Some of those players have hard luck stories to tell with injuries and some were brought in as cover rather than first choice starters and it’s impossible to have a 100pc success rate with signings. Even Sir Alex Ferguson endured some high profile failures (Eric Djemba Djemba anyone?) but the money spent on players who City fans have not seen anything like the best of and, in some cases, not seen at all is alarming.

It would be interesting to know how much the players who have joined Norwich City over the past three years have each cost in fees and wages per league appearance.

Stuart Webber reassured shareholders last week that the recruitment system at Carrow Road has been totally overhauled and it certainly needs to start delivering because there isn’t going to be much cash to waste in years to come assuming, and I might as well say it more out of hope than expectation, Norwich City are not promoted this season.

The only Englishman in the room...

Football can throw up some awkward situations, not least my arrival at The Cardiff City Stadium on Friday evening.

It was a relief to be able to catch-up with the Norwich City great and fellow columnist Iwan Roberts along with a few of his colleagues from BBC Radio Wales in the Press Room at the end of that long journey. It soon became apparent that the TVs were all showing the rolling news coverage of the World Cup draw which had just been made in Russia.

It was like being the only Englishman at a Max Boyce concert as various murmurings spread round the room about how lucky England had been to get drawn alongside Panama, Tunisia and Belgium. “Here we go, now we’ll have months of ‘England are going to win the World Cup’ from the English,” complained one man who had, until that point, been very affable.
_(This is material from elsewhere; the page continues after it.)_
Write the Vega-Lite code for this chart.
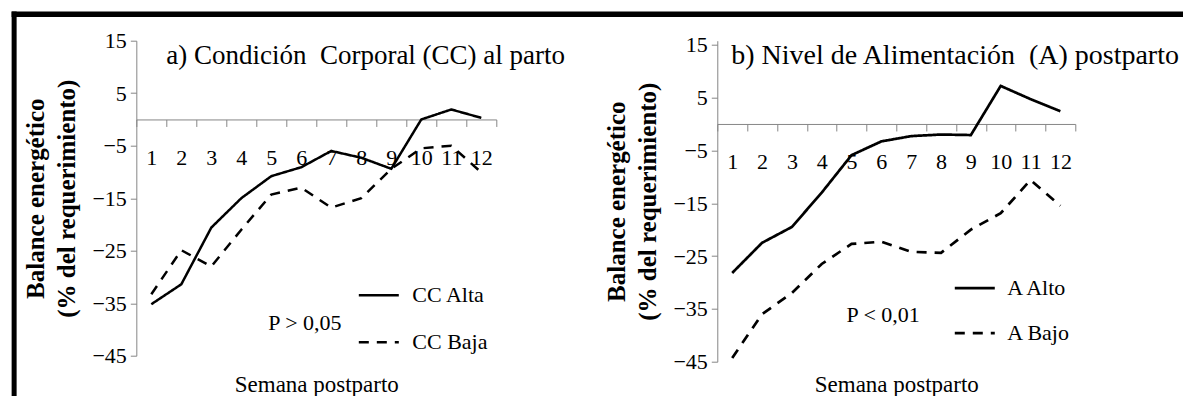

Poor old Wales failed to qualify for Russia and, while they haven’t been to a World Cup since 1958, this time they had fallen into the old football trap of allowing themselves some hope. The wonderful run to the semi-finals of Euro 2016 had been a memorable adventure for Iwan and his colleagues as their team, inspired by Gareth Bale and the management of Chris Coleman, showed us English what it is like to actually enjoy seeing your country compete properly at a major tournament.

Remember 1996 when Baddiel and Skinner sung optimistically about ending ‘30 years of hurt’? Well, we’re now up to 52 years of hurt and that’s before we even get started on the extra pain caused by watching Norwich City in that time.

I have always felt kindly disposed towards Wales. It can be no coincidence that some of Norwich City’s most successful players have been Welsh. Norfolk and Wales are united by the fact that we both stick out onto the side of England and are proud of our own identity.

A room full of Welsh sports journalists in Cardiff on Friday night was neither the time nor the place to vocalise this theory. They were more interested in Newport County than Nelson’s County. To them I was the only Englishman in the room and probably a heartbeat away from raising both arms above my head and chanting “In-ger-land, In-ger Land, Ing-ger-land” at the top of my voice.

I took the proper Englishman’s way out by making an apologetic quip about probably losing in the quarter finals on penalties and went to get some fresh air inside the stadium itself until the coverage of the World Cup draw had finished.